# Gene Mutation dx codes



## nlbarnes (Oct 4, 2016)

I have the guidelines from the ICD-10, however I don't have another dx of either #1 or #3.  I'm getting a claim edit preventing the claim to go.


1st - first-listed code should be a code from category
Z40, encounter for prophylactic surgery,

2nd -  followed by the
appropriate codes to identify the associated risk factor (such as
genetic susceptibility or family history.

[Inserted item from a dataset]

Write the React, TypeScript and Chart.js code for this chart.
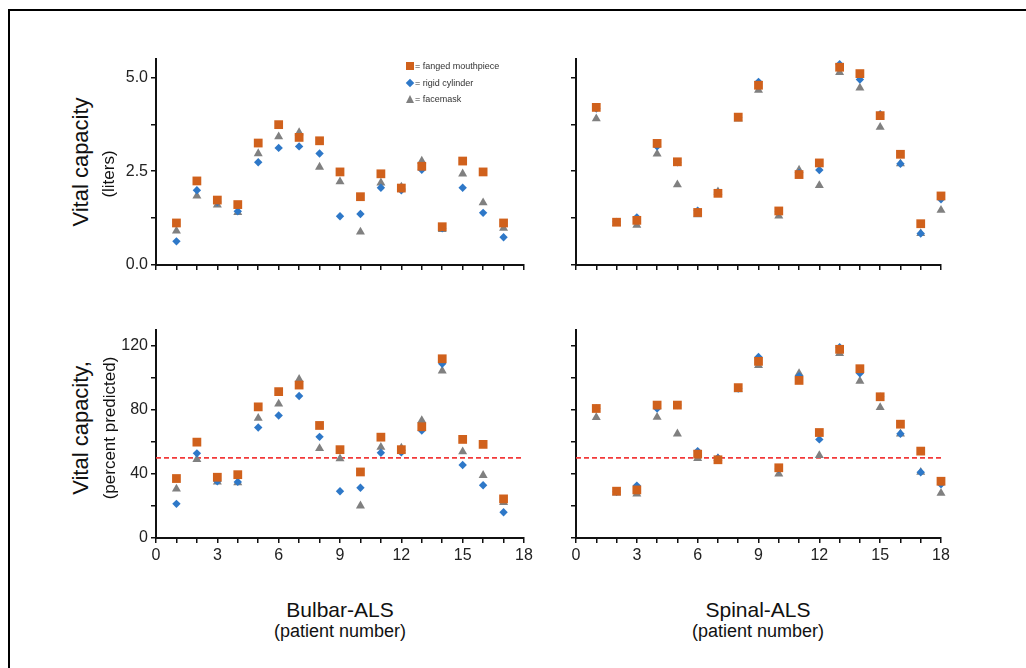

3rd - If the patient has a malignancy of one site and is having
prophylactic removal at another site to prevent either a new
primary malignancy or metastatic disease, a code for the
malignancy should also be assigned in addition to a code from
subcategory Z40.0, Encounter for prophylactic surgery for risk
factors related to malignant neoplasms. A Z40.0 code should
not be assigned if the patient is having organ removal for
treatment of a malignancy, such as the removal of the testes for
the treatment of prostate cancer.

Assessment
 1. MLH1 gene mutation (V84.89) (Z15.89)
 2. Genetic predisposition to cancer (V84.09) (Z15.09)

Plan 
Genetic predisposition to cancer 
 1. GASTROENTEROLOGY Consult Only  36 year old female who requested genetic testing
 due to a mother with uterine cancer and she was found to have a
 germline MLH1 mutation which is consistent with Lynch syndrome.  Please do
 colonoscopy and EGD for screening and arrange future screening for patient.


----------



## danskangel313 (Oct 5, 2016)

Are you coding for the consult?


----------



## nlbarnes (Oct 5, 2016)

*Mutation*

Yes - consult.


----------



## danskangel313 (Oct 5, 2016)

You'd need to use a primary diagnosis explaining the reason for the encounter. If the consult led to the discovery of the gene mutation, maybe Z13.79 Encounter for other screening for genetic and chromosomal anomalies?


----------